OK, so many people...
...have overlooked the fact that their "phones" are in fact nothing but portable computers. Many times more powerful than the "high-performance" XTs and ATs I started to work on in the mid-1980s. Still, in my experience the major reason for the success of malware of any kind is the sheer idiocy of the users who will cheerfully and without even stopping for a moment download stuff and start it up, without any verification of its origin.
As Mark65 has pointed out, a secured marketplace does have its advantages for those who unquestioningly double-tap on files/attachments named "pornviewer.exe" or similar. The problem is not the device, it's the gullibility of the user. Which (unfortunately) cannot be stamped out. Spam would be a thing of the past if people would only stop reacting to it -- spammers only turn a profit if they generate sales. The same goes for dialer trojans (or, for that matter, all trojans). One may point out that the standard settings for the Windows Explorer -- to hide "known" filename extensions -- further this behaviour, and I agree with that. And, for a quote, "few things are as uncommon as common sense" (though I don't remember by whom that quote is; I have read it in literature dating back to the 1950s).
Particular to the dialing trojan "problem, in a sense, the telecommunication companies are partially at fault; a very few have already introduced cost-controlling measures such as an easy-to-enable option to allow only a certain amount of charges per month when dialling a selectable range of numbers, after which all other attempts will be cut off. And the customers of those companies are usually not being told that the option even exists. I have enabled the option for my contract; my bills have remained the same, though.
As with email spam, the widespread use of such measures would kill off dialing trojans, IMHO.

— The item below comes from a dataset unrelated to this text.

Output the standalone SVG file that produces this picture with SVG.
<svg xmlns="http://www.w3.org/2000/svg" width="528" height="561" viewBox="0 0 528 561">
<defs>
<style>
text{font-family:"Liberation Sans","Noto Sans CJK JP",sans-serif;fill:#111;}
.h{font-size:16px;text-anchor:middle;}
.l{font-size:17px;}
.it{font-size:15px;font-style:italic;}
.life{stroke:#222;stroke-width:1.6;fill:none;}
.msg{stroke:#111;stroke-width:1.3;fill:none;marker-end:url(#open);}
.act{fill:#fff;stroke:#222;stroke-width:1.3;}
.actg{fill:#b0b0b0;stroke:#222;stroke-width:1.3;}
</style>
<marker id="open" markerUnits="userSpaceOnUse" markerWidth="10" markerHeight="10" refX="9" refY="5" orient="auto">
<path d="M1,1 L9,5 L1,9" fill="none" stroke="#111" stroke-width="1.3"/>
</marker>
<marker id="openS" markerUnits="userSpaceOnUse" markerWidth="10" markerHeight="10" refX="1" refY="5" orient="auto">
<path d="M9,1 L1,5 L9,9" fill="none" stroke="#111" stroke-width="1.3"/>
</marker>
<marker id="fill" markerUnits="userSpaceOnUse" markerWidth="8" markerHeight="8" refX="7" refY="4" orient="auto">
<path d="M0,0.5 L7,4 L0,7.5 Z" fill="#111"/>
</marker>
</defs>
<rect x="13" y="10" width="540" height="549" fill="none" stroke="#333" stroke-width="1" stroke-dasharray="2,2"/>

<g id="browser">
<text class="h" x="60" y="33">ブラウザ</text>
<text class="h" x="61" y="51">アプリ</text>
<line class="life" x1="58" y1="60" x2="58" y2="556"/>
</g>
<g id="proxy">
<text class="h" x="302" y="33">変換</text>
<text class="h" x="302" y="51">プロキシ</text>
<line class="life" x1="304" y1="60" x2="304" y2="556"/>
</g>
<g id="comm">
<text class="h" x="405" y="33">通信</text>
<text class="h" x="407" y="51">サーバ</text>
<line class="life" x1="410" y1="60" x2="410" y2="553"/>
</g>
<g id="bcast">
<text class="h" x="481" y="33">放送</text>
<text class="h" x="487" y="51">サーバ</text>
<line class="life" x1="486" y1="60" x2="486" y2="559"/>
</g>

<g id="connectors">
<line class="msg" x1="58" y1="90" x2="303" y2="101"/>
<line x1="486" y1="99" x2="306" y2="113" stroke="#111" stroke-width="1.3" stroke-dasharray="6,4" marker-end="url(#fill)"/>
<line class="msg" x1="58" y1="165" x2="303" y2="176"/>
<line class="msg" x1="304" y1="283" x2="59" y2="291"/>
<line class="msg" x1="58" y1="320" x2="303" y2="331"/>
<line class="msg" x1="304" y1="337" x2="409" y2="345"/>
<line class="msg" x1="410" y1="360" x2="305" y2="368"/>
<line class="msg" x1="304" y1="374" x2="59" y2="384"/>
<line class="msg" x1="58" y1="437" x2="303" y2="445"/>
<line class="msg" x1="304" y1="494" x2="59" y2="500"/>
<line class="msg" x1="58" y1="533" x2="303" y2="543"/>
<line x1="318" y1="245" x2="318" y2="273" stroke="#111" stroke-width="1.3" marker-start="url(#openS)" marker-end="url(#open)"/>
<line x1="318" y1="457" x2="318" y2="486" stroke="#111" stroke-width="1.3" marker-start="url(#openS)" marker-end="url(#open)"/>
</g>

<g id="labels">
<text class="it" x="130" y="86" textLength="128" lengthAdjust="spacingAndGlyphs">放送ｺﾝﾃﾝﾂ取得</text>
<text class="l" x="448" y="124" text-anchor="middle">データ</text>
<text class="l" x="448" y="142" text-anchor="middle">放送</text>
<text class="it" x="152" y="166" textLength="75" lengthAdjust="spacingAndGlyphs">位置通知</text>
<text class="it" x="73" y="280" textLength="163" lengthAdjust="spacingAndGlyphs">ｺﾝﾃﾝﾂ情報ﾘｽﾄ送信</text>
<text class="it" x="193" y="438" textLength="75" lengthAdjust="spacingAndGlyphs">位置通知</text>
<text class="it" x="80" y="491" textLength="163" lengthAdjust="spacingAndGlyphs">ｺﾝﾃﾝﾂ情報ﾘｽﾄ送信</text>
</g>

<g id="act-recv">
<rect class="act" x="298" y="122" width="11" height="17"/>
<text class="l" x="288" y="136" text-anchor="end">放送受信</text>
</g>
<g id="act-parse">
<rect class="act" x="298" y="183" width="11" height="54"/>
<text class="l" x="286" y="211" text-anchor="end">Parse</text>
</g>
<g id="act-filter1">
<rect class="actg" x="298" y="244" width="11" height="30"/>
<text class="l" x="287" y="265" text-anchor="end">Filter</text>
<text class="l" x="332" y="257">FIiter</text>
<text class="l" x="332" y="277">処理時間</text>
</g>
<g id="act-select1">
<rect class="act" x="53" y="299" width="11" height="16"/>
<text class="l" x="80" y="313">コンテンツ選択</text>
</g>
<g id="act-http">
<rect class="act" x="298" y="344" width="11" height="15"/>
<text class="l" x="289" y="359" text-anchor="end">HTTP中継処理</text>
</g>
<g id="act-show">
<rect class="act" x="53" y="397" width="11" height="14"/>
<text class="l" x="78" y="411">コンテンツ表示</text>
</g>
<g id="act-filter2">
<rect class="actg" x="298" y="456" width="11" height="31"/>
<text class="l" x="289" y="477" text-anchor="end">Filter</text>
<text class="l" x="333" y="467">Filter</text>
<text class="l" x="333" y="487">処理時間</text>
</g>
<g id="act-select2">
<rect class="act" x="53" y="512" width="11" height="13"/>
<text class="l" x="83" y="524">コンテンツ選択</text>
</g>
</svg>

Batten down the hatches. My best guess is that most people impacted by malware are not the type who are reading el Reg, but as a professional IT consultant, I will give you the completely free advice to review your security settings, from firewall through AV all the way to the way you handle downloads, mail attachments, and other people's data sticks. With some self-discipline and proper OS settings, I have so far found that most AV software is basically superfluous (really!).